Se há uma lição clara em meio a tudo isso, é que o empresário não pode se dar ao luxo de errar na definição de um cargo de confiança. O preço de uma classificação equivocada pode ser a ruína financeira de um negócio, especialmente quando decisões judiciais reconhecem a falha e abrem um efeito dominó de passivos trabalhistas. Mas como se blindar?
- Cargos de confiança devem ser a exceção, não a regra: Se há dezenas de funcionários classificados como "cargos de confiança" dentro da empresa, há um problema. Essa modalidade é reservada a um seleto grupo de profissionais que, de fato, detêm poder de mando e gestão, não a todos os empregados que possuem alguma autonomia operacional;
- Salário não pode ser apenas "diferenciado", deve ser significativamente superior: A lei exige que o salário do cargo de confiança seja expressivamente maior do que o dos demais empregados subordinados a ele. Um adicional simbólico dificilmente será suficiente para convencer um juiz de que há um tratamento diferenciado justificado;
- Controle de jornada não pode existir, direta ou indiretamente: Se a empresa monitora horários, exige login em sistemas em horários fixos ou estabelece uma rotina rígida de expediente, a descaracterização do cargo de confiança é um risco real. O verdadeiro gestor tem autonomia para definir seu próprio tempo de trabalho - e se isso não acontece, há um problema;
- Poderes de gestão devem ser claros e comprováveis: O empregado precisa ter poder real para admitir e demitir, tomar decisões estratégicas e representar a empresa. Participar de reuniões ou supervisionar equipes não é o suficiente para garantir o enquadramento;
- Documentação e prevenção são as melhores armas: Empresas que querem evitar passivos trabalhistas precisam de contratos bem redigidos, organogramas claros e registros formais das funções exercidas. Além disso, treinamentos internos e auditorias regulares ajudam a garantir que os cargos de confiança estejam corretamente estruturados.
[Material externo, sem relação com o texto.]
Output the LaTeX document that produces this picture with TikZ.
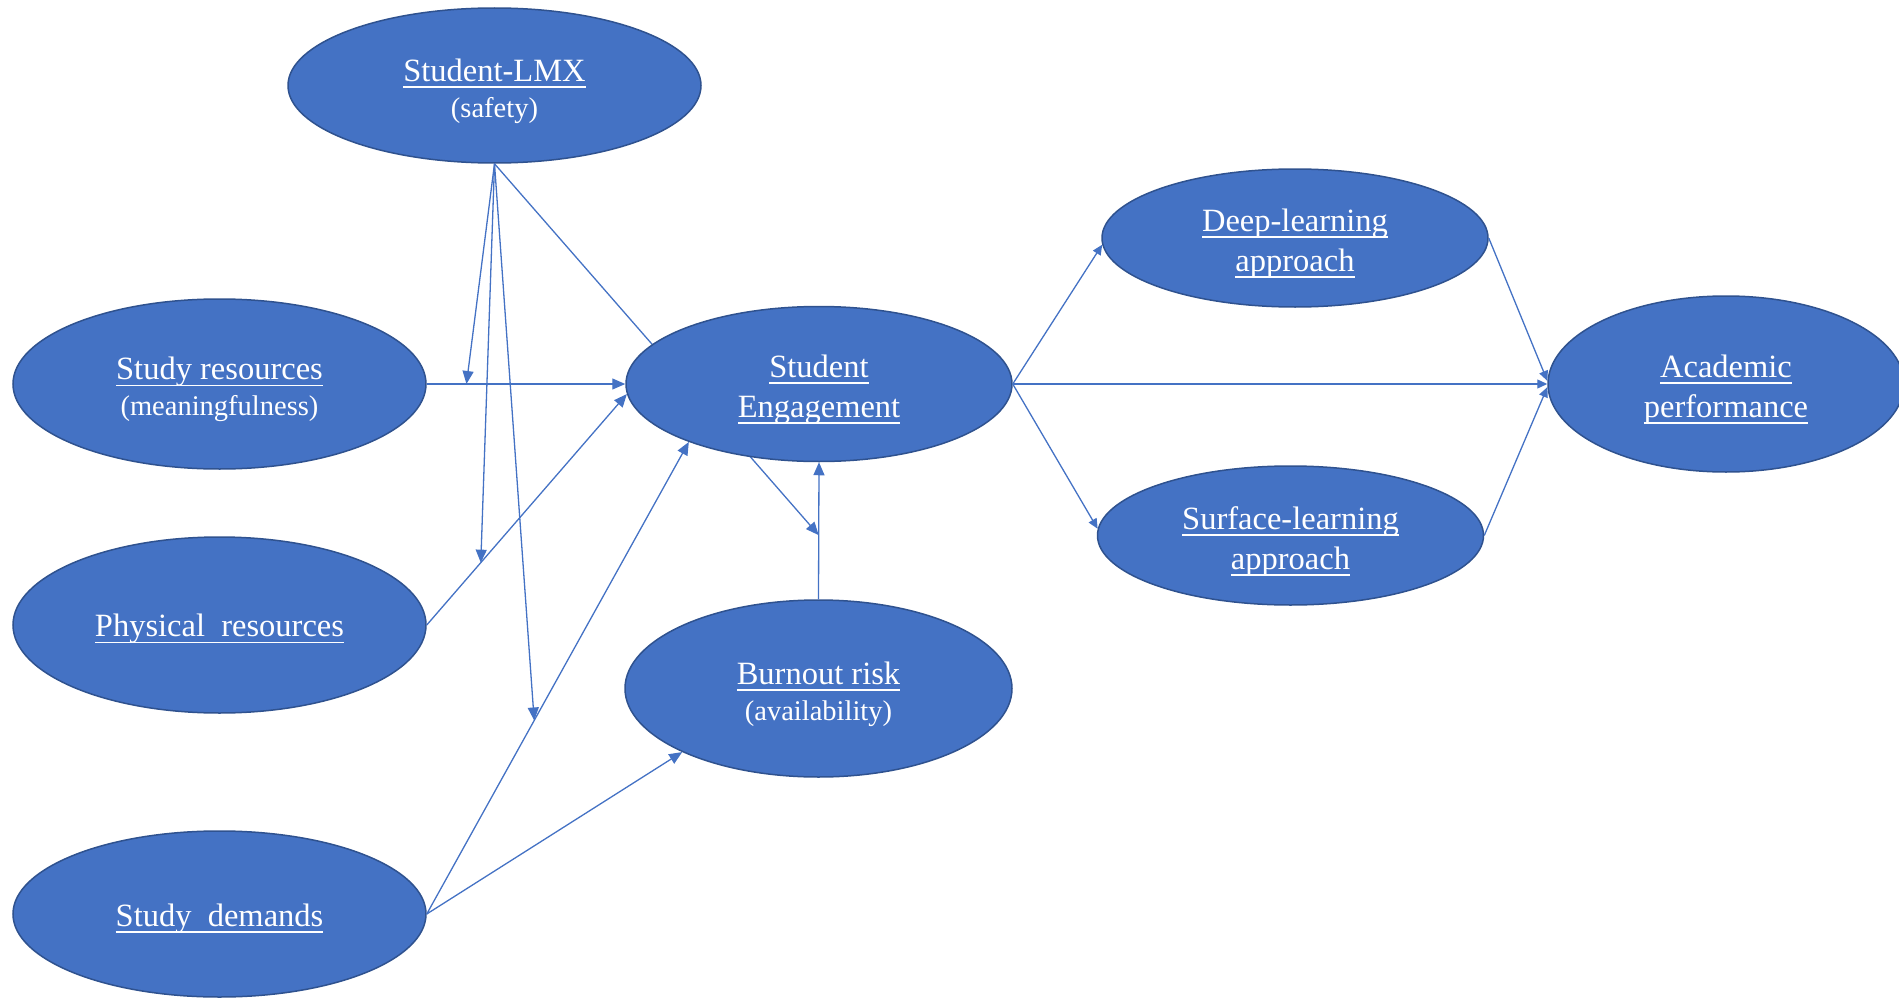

A classificação de um cargo de confiança não pode ser um movimento amador ou automático. Para o empresário, a falsa economia gerada por essa prática pode rapidamente se transformar em um prejuízo milionário. A Justiça do Trabalho tem deixado claro que não importa o nome do cargo, mas sim a realidade funcional do empregado.
Se há dúvida sobre um enquadramento, o caminho mais seguro não é esperar a bomba explodir em um processo trabalhista, mas sim agir preventivamente. Revisar contratos, estruturar corretamente os cargos e garantir que os requisitos legais sejam cumpridos é o único antídoto contra um passivo oculto que pode comprometer o futuro da empresa.
E, como a jurisprudência tem demonstrado, quando a empresa erra, a conta sempre chega - e com juros.